Les manuels italiens présentent également deux tours de France gastronomiques : celui des vins, assez bien situés, il faut le dire ; et celui des fromages, placés encore une fois de façon fantaisiste puisque le bleu de Bresse se retrouve sous le cantal, l’emmenthal823 juste au-dessus du comté, et le roquefort vers Montpellier. Les manuels italiens jouent cependant plutôt sur la comparaison, et notamment sur celle de l’organisation des repas en France et en Italie. L’un d’eux, par exemple, propose aux élèves de comparer deux menus de cantine, ce qui permet de montrer aux jeunes Italiens que les Français mangent des pâtes en accompagnement de la viande, et non comme premier plat.

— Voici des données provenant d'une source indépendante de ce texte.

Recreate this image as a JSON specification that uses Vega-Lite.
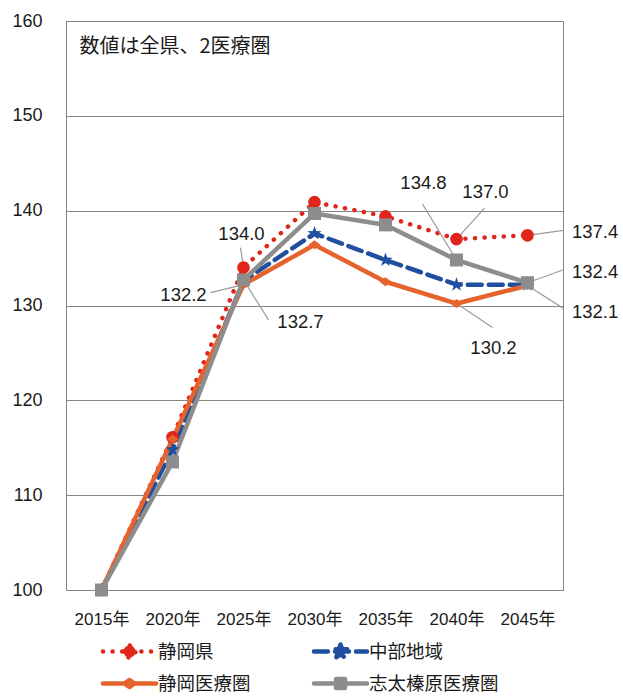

Vu l’importance des pâtes dans la péninsule, on comprend que les auteurs insistent sur cette divergence essentielle. Leur but, en choisissant des éléments qui existent dans les deux pays mais qui comportent cependant des différences notables, c’est de mettre celles-ci en valeur. Deux autres exemples : alors que l’Italie privilégie le veau, la France est montrée comme étant le pays de la viande de bœuf servie en tranche, avec des frites ; relevons également l’importance attribuée à la boulangerie : pain, ficelle, baguette – beaucoup moins citée qu’on pourrait le croire –, mais aussi croissants, biscuits, chaussons aux pommes... Il s’agit bien de prendre des points communs, et de mettre en relief les disparités, même lorsqu’elles sont peu importantes : pays frères, certes, mais tous deux jaloux de leurs particularismes. Un autre point important à signaler est l’introduction de la gastronomie italienne comme concurrente directe de la gastronomie française : spaghettis à la bolognaise, tagliatelles, et même « un vrai repas italien ! ». Tout en étudiant la France on ne s’éloigne jamais beaucoup de l’Italie.

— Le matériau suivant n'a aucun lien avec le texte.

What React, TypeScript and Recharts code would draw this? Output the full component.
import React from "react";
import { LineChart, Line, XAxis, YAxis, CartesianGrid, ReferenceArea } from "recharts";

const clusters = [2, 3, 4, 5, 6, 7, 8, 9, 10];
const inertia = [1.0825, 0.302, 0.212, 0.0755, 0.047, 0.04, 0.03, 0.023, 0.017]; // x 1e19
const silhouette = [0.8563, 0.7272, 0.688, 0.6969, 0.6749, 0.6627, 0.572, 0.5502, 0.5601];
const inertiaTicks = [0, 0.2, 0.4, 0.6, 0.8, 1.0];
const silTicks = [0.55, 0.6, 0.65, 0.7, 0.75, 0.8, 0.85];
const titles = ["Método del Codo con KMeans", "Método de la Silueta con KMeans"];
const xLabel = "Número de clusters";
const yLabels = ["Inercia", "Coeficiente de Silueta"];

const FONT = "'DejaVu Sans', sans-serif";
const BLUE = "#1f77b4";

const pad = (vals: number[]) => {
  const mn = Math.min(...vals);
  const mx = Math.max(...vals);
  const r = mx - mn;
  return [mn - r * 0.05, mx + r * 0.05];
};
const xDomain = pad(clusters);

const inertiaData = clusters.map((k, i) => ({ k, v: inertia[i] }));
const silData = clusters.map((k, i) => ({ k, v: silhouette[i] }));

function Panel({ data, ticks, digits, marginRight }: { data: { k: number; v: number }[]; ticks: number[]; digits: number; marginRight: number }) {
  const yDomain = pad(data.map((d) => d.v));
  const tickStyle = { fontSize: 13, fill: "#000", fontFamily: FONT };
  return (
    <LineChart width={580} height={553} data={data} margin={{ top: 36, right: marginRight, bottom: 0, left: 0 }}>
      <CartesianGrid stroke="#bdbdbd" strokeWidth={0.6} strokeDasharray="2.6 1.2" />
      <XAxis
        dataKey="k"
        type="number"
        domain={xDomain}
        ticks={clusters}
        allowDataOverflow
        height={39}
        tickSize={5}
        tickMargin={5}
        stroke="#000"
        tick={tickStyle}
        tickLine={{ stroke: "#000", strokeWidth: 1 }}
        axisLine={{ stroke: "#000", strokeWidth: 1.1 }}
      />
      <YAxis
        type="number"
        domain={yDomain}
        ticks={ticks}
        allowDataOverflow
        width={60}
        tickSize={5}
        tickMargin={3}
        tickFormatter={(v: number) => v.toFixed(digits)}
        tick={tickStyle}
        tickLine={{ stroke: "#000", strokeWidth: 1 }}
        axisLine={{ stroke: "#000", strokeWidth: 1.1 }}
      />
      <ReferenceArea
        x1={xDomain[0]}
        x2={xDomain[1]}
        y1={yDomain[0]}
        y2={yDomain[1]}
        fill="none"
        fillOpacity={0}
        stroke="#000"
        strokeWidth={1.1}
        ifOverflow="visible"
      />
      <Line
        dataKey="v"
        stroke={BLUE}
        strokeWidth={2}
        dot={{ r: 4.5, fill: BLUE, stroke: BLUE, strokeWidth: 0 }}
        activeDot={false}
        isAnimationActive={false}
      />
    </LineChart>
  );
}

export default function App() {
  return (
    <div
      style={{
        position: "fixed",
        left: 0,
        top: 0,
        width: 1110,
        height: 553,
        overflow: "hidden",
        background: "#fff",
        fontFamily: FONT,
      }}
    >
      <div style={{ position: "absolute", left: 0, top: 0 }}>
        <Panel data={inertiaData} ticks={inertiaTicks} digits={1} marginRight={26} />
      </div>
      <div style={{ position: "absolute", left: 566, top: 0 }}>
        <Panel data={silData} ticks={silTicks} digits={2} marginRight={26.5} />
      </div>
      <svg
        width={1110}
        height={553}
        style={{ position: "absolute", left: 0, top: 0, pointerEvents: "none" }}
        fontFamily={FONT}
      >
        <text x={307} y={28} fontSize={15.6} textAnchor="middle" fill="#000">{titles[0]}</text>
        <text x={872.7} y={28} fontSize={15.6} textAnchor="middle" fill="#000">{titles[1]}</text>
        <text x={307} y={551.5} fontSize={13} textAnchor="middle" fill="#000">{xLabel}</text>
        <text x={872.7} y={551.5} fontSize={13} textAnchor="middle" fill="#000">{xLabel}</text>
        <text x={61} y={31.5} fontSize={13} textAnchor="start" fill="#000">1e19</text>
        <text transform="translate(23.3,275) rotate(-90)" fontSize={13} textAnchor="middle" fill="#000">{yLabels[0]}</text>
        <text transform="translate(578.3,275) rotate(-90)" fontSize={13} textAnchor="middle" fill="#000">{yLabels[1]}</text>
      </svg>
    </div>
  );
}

Les manuels portugais font la part belle aux repas complets pris en famille ou au restaurant, et à la diversité des plats. Ce sont eux qui présentent la plus grande variété de hors-d’œuvre un peu élaborés comme la tarte aux endives, le soufflé ou le feuilleté au fromage, le roulé aux herbes, les croustades aux champignons... et pas seulement les traditionnelles crudités et charcuterie. En ce qui concerne les légumes, ils sont les seuls à citer le chou – en gratin ou en soupe –, qu’eux-mêmes consomment beaucoup. Notons également qu’ils mentionnent neuf variétés de légumes, comme les manuels anglais, alors que les espagnols n’en citent que deux. Cela rejoint l’idée déjà vue que chaque pays s’intéresse à la culture de l’autre par rapport à la sienne propre. Les Portugais s’attachent également beaucoup aux desserts, que ce soient de véritables gâteaux – baba au rhum, soufflé au chocolat, profiteroles –, des crèmes, des crêpes, ou des tartes. En outre, sortant du schéma traditionnel, ils sont les seuls à évoquer les mendiants, la galette des rois, le pain d’épices, et les œufs de Pâques. En effet, les confiseries liées à des occasions particulières sont le plus souvent passées sous silence dans les manuels des autres pays, et c’est un point que je n’ai pas élucidé. Une des raisons que je pourrais avancer, sans en être totalement convaincue, serait l’influence des manuels de Français langue étrangère (FLE), élaborés en France, et donc soumis à l’idée de laïcité qui tend à éluder ce qui a trait aux fêtes religieuses.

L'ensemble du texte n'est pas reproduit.